[Begin]

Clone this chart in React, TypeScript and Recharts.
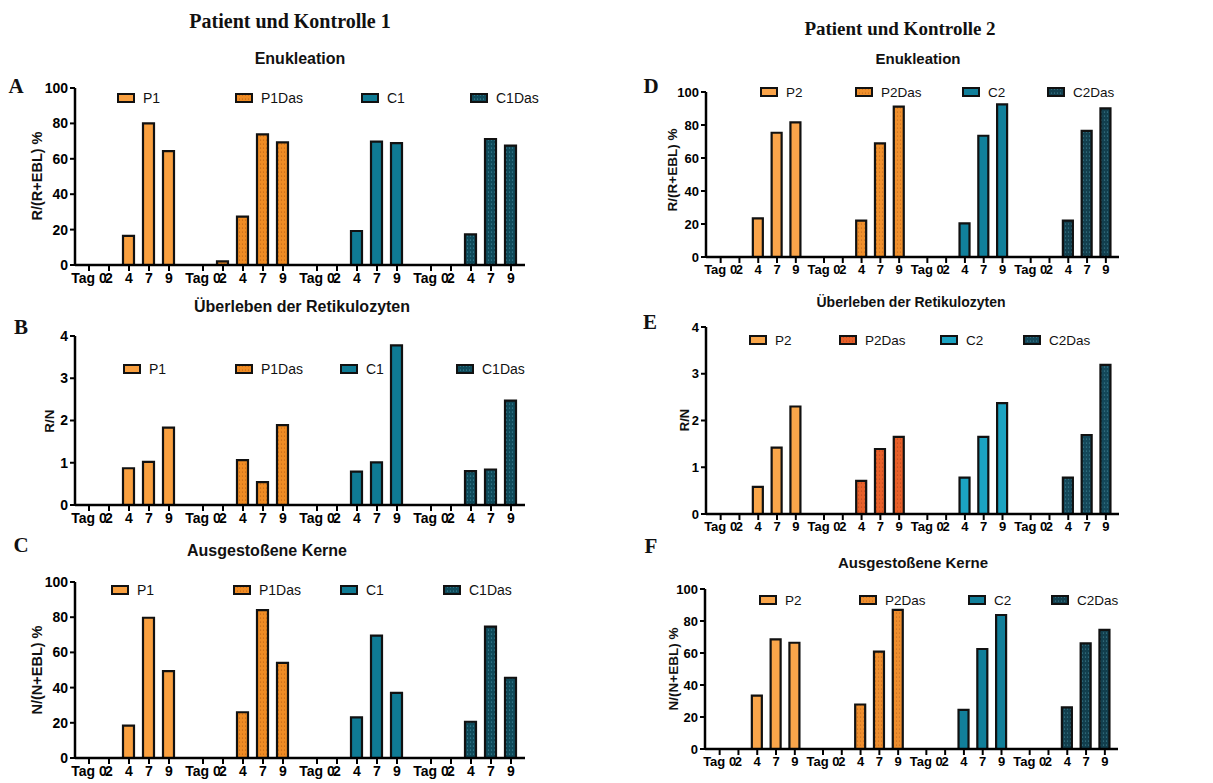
import React from 'react';
import { BarChart, Bar, XAxis, YAxis, Cell } from 'recharts';

// ---------- data ----------
const DAYS = ['Tag 0', '2', '4', '7', '9'];
const SERIES_1 = ['P1', 'P1Das', 'C1', 'C1Das'];
const SERIES_2 = ['P2', 'P2Das', 'C2', 'C2Das'];
const PCT_TICKS = [0, 20, 40, 60, 80, 100];
const RN_TICKS = [0, 1, 2, 3, 4];

// A – Enukleation (Patient/Kontrolle 1)
const A_P1 = [0, 0, 16.5, 80, 64.3];
const A_P1Das = [0, 2, 27.3, 73.8, 69.3];
const A_C1 = [0, 0, 19.2, 69.7, 68.8];
const A_C1Das = [0, 0, 17.3, 71.2, 67.4];
// B – Überleben der Retikulozyten
const B_P1 = [0, 0, 0.87, 1.02, 1.83];
const B_P1Das = [0, 0, 1.06, 0.54, 1.89];
const B_C1 = [0, 0, 0.79, 1.01, 3.78];
const B_C1Das = [0, 0, 0.8, 0.84, 2.47];
// C – Ausgestoßene Kerne
const C_P1 = [0, 0, 18.4, 79.7, 49.4];
const C_P1Das = [0, 0, 26, 84, 54];
const C_C1 = [0, 0, 23.1, 69.5, 37];
const C_C1Das = [0, 0, 20.6, 74.6, 45.6];
// D – Enukleation (Patient/Kontrolle 2)
const D_P2 = [0, 0, 23.4, 75.3, 81.6];
const D_P2Das = [0, 0, 22, 68.9, 91.1];
const D_C2 = [0, 0, 20.4, 73.5, 92.5];
const D_C2Das = [0, 0, 22, 76.4, 90.1];
// E – Überleben der Retikulozyten
const E_P2 = [0, 0, 0.58, 1.42, 2.3];
const E_P2Das = [0, 0, 0.71, 1.39, 1.65];
const E_C2 = [0, 0, 0.78, 1.65, 2.37];
const E_C2Das = [0, 0, 0.78, 1.69, 3.19];
// F – Ausgestoßene Kerne
const F_P2 = [0, 0, 33.3, 68.5, 66.4];
const F_P2Das = [0, 0, 27.8, 60.8, 86.9];
const F_C2 = [0, 0, 24.4, 62.5, 83.75];
const F_C2Das = [0, 0, 26, 66, 74.4];

// ---------- styling ----------
const SANS = '"Liberation Sans", Arial, sans-serif';
const NARROW = '"Liberation Sans Narrow", "Liberation Sans", Arial, sans-serif';
const SERIF = '"Liberation Serif", "Times New Roman", serif';

type Row = { x: number; v: number; s: number; label: string };

function buildRows(values: number[][], stride: number): Row[] {
  const rows: Row[] = [];
  values.forEach((vals, g) =>
    vals.forEach((v, i) => rows.push({ x: +(g * stride + i).toFixed(3), v, s: g, label: DAYS[i] }))
  );
  return rows;
}

type PanelCfg = {
  id: string;
  series: string[];
  values: number[][];
  stride: number;
  xDomain: [number, number];
  yDomain: [number, number];
  yTicks: number[];
  plotLeft: number;
  plotRight: number;
  plotTop: number;
  plotBottom: number;
  colors: string[];
  dots: string[];
  barSize: number;
  legendY: number;
  legendX: number[];
  legendFont: number;
  tickFont: number;
};

const Panel: React.FC<{ cfg: PanelCfg }> = ({ cfg }) => {
  const rows = buildRows(cfg.values, cfg.stride);
  const ticks = rows.map((r) => r.x);
  const labelOf: Record<string, string> = {};
  rows.forEach((r) => (labelOf[String(r.x)] = r.label));
  const chartLeft = cfg.plotLeft - 50;
  const chartTop = cfg.plotTop - 10;
  const width = cfg.plotRight - cfg.plotLeft + 60;
  const height = cfg.plotBottom - cfg.plotTop + 10 + 30;
  const fillOf = (g: number) => (g % 2 === 1 ? `url(#dots-${cfg.id}-${g})` : cfg.colors[g]);
  return (
    <>
      <div style={{ position: 'absolute', left: chartLeft, top: chartTop }}>
        <BarChart
          width={width}
          height={height}
          data={rows}
          margin={{ left: 10, right: 10, top: 10, bottom: 0 }}
        >
          <defs>
            {cfg.colors.map((c, g) =>
              g % 2 === 1 ? (
                <pattern
                  key={g}
                  id={`dots-${cfg.id}-${g}`}
                  width={3}
                  height={4}
                  patternUnits="userSpaceOnUse"
                >
                  <rect width={3} height={4} fill={c} />
                  <circle cx={1.5} cy={2} r={0.6} fill={cfg.dots[g]} />
                </pattern>
              ) : null
            )}
          </defs>
          <XAxis
            dataKey="x"
            type="number"
            domain={cfg.xDomain}
            allowDataOverflow
            ticks={ticks}
            interval={0}
            tickFormatter={(v: number) => labelOf[String(v)] ?? ''}
            axisLine={{ stroke: '#000', strokeWidth: 2.5 }}
            tickLine={{ stroke: '#000', strokeWidth: 2 }}
            tickSize={6}
            tick={{ fill: '#000', fontSize: cfg.tickFont, fontWeight: 700, fontFamily: NARROW }}
            height={30}
          />
          <YAxis
            type="number"
            domain={cfg.yDomain}
            ticks={cfg.yTicks}
            interval={0}
            width={40}
            axisLine={{ stroke: '#000', strokeWidth: 2.5 }}
            tickLine={{ stroke: '#000', strokeWidth: 2 }}
            tickSize={5}
            tick={{ fill: '#000', fontSize: cfg.tickFont, fontWeight: 700, fontFamily: NARROW }}
          />
          <Bar
            dataKey="v"
            barSize={cfg.barSize}
            stroke="#111"
            strokeWidth={2.2}
            isAnimationActive={false}
          >
            {rows.map((r, i) => (
              <Cell key={i} fill={fillOf(r.s)} />
            ))}
          </Bar>
        </BarChart>
      </div>
      {cfg.series.map((name, g) => (
        <div
          key={name}
          style={{
            position: 'absolute',
            left: cfg.legendX[g],
            top: cfg.legendY - 9,
            height: 18,
            display: 'flex',
            alignItems: 'center',
            fontFamily: SANS,
            fontSize: cfg.legendFont,
            color: '#111',
            whiteSpace: 'nowrap',
          }}
        >
          <svg width={18} height={10} style={{ marginRight: 8 }}>
            <rect x={1} y={1} width={16} height={8} fill={fillOf(g)} stroke="#111" strokeWidth={2} />
          </svg>
          {name}
        </div>
      ))}
    </>
  );
};

const abs = (left: number, top: number, extra: React.CSSProperties = {}): React.CSSProperties => ({
  position: 'absolute',
  left,
  top,
  whiteSpace: 'nowrap',
  ...extra,
});

const Centered: React.FC<{ x: number; y: number; style: React.CSSProperties; children: React.ReactNode }> = ({
  x,
  y,
  style,
  children,
}) => (
  <div style={abs(x, y, { transform: 'translate(-50%, -50%)', ...style })}>{children}</div>
);

const YLabel: React.FC<{ x: number; y: number; text: string; size: number }> = ({ x, y, text, size }) => (
  <div
    style={abs(x, y, {
      transform: 'translate(-50%, -50%) rotate(-90deg)',
      fontFamily: SANS,
      fontWeight: 700,
      fontSize: size,
      color: '#111',
    })}
  >
    {text}
  </div>
);

const LEFT_COLORS = ['#F9A040', '#F08C24', '#0F7B94', '#0F4A5A'];
const LEFT_DOTS = ['', '#B45A10', '', '#4C9AAD'];

const panels: PanelCfg[] = [
  {
    id: 'A', series: SERIES_1, values: [A_P1, A_P1Das, A_C1, A_C1Das], stride: 5.7,
    xDomain: [-0.7, 21.8], yDomain: [0, 100], yTicks: PCT_TICKS,
    plotLeft: 75, plotRight: 525, plotTop: 88, plotBottom: 265,
    colors: LEFT_COLORS, dots: LEFT_DOTS, barSize: 11,
    legendY: 98, legendX: [117, 235, 361, 470], legendFont: 14, tickFont: 14,
  },
  {
    id: 'B', series: SERIES_1, values: [B_P1, B_P1Das, B_C1, B_C1Das], stride: 5.7,
    xDomain: [-0.7, 21.8], yDomain: [0, 4], yTicks: RN_TICKS,
    plotLeft: 75, plotRight: 525, plotTop: 336, plotBottom: 505,
    colors: LEFT_COLORS, dots: LEFT_DOTS, barSize: 11,
    legendY: 369, legendX: [123, 235, 340, 456], legendFont: 14, tickFont: 14,
  },
  {
    id: 'C', series: SERIES_1, values: [C_P1, C_P1Das, C_C1, C_C1Das], stride: 5.7,
    xDomain: [-0.7, 21.8], yDomain: [0, 100], yTicks: PCT_TICKS,
    plotLeft: 75, plotRight: 525, plotTop: 582, plotBottom: 758,
    colors: LEFT_COLORS, dots: LEFT_DOTS, barSize: 11,
    legendY: 590, legendX: [111, 233, 340, 443], legendFont: 14, tickFont: 14,
  },
  {
    id: 'D', series: SERIES_2, values: [D_P2, D_P2Das, D_C2, D_C2Das], stride: 5.5,
    xDomain: [-0.78, 21.2], yDomain: [0, 100], yTicks: PCT_TICKS,
    plotLeft: 706, plotRight: 1119, plotTop: 92, plotBottom: 257,
    colors: ['#FAA44A', '#F0902C', '#11809B', '#123F4E'], dots: ['', '#B8601A', '', '#4A8FA0'], barSize: 10,
    legendY: 92, legendX: [760, 855, 962, 1047], legendFont: 13.5, tickFont: 13,
  },
  {
    id: 'E', series: SERIES_2, values: [E_P2, E_P2Das, E_C2, E_C2Das], stride: 5.5,
    xDomain: [-0.78, 21.2], yDomain: [0, 4], yTicks: RN_TICKS,
    plotLeft: 706, plotRight: 1119, plotTop: 327, plotBottom: 514,
    colors: ['#F9A64A', '#E8602A', '#1BA3C2', '#14485A'], dots: ['', '#A8401A', '', '#4A8FA0'], barSize: 10,
    legendY: 340, legendX: [749, 839, 940, 1023], legendFont: 13.5, tickFont: 13,
  },
  {
    id: 'F', series: SERIES_2, values: [F_P2, F_P2Das, F_C2, F_C2Das], stride: 5.5,
    xDomain: [-0.78, 21.2], yDomain: [0, 100], yTicks: PCT_TICKS,
    plotLeft: 705, plotRight: 1118, plotTop: 589, plotBottom: 749,
    colors: ['#F9A54A', '#EE8E2E', '#117F9A', '#123F4E'], dots: ['', '#B8601A', '', '#4A8FA0'], barSize: 10,
    legendY: 600, legendX: [759, 859, 968, 1051], legendFont: 13.5, tickFont: 13,
  },
];

const titleStyle: React.CSSProperties = { fontFamily: SERIF, fontWeight: 700, color: '#111' };
const subStyle: React.CSSProperties = { fontFamily: SANS, fontWeight: 700, color: '#111' };

export default function App() {
  return (
    <div
      style={{
        position: 'fixed',
        left: 0,
        top: 0,
        width: 1213,
        height: 783,
        background: '#fff',
        overflow: 'hidden',
      }}
    >
      <Centered x={290} y={21} style={{ ...titleStyle, fontSize: 20 }}>Patient und Kontrolle 1</Centered>
      <Centered x={900} y={29} style={{ ...titleStyle, fontSize: 19 }}>Patient und Kontrolle 2</Centered>

      <Centered x={300} y={59} style={{ ...subStyle, fontSize: 16 }}>Enukleation</Centered>
      <Centered x={918} y={58} style={{ ...subStyle, fontSize: 15 }}>Enukleation</Centered>
      <Centered x={302} y={307} style={{ ...subStyle, fontSize: 16 }}>Überleben der Retikulozyten</Centered>
      <Centered x={911} y={302} style={{ ...subStyle, fontSize: 14 }}>Überleben der Retikulozyten</Centered>
      <Centered x={267} y={551} style={{ ...subStyle, fontSize: 16 }}>Ausgestoßene Kerne</Centered>
      <Centered x={913} y={562} style={{ ...subStyle, fontSize: 15 }}>Ausgestoßene Kerne</Centered>

      <Centered x={16} y={86} style={{ ...titleStyle, fontSize: 21 }}>A</Centered>
      <Centered x={21} y={327} style={{ ...titleStyle, fontSize: 21 }}>B</Centered>
      <Centered x={21} y={545} style={{ ...titleStyle, fontSize: 21 }}>C</Centered>
      <Centered x={651} y={86} style={{ ...titleStyle, fontSize: 21 }}>D</Centered>
      <Centered x={650} y={322} style={{ ...titleStyle, fontSize: 21 }}>E</Centered>
      <Centered x={651} y={546} style={{ ...titleStyle, fontSize: 21 }}>F</Centered>

      <YLabel x={37} y={176} text="R/(R+EBL) %" size={14.5} />
      <YLabel x={49} y={421} text="R/N" size={13.5} />
      <YLabel x={37} y={670} text="N/(N+EBL) %" size={14.5} />
      <YLabel x={672} y={170} text="R/(R+EBL) %" size={13.5} />
      <YLabel x={684} y={420} text="R/N" size={13} />
      <YLabel x={673} y={669} text="N/(N+EBL) %" size={13.5} />

      {panels.map((p) => (
        <Panel key={p.id} cfg={p} />
      ))}
    </div>
  );
}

[End]

> **What to work on**: Copy nothing but the lines from the top of the material through the line holding "const RN_TICKS = [0, 1, 2, 3, 4];", exactly as written; omit pictures.

> **Final result**:
Clone this chart in React, TypeScript and Recharts.
import React from 'react';
import { BarChart, Bar, XAxis, YAxis, Cell } from 'recharts';

// ---------- data ----------
const DAYS = ['Tag 0', '2', '4', '7', '9'];
const SERIES_1 = ['P1', 'P1Das', 'C1', 'C1Das'];
const SERIES_2 = ['P2', 'P2Das', 'C2', 'C2Das'];
const PCT_TICKS = [0, 20, 40, 60, 80, 100];
const RN_TICKS = [0, 1, 2, 3, 4];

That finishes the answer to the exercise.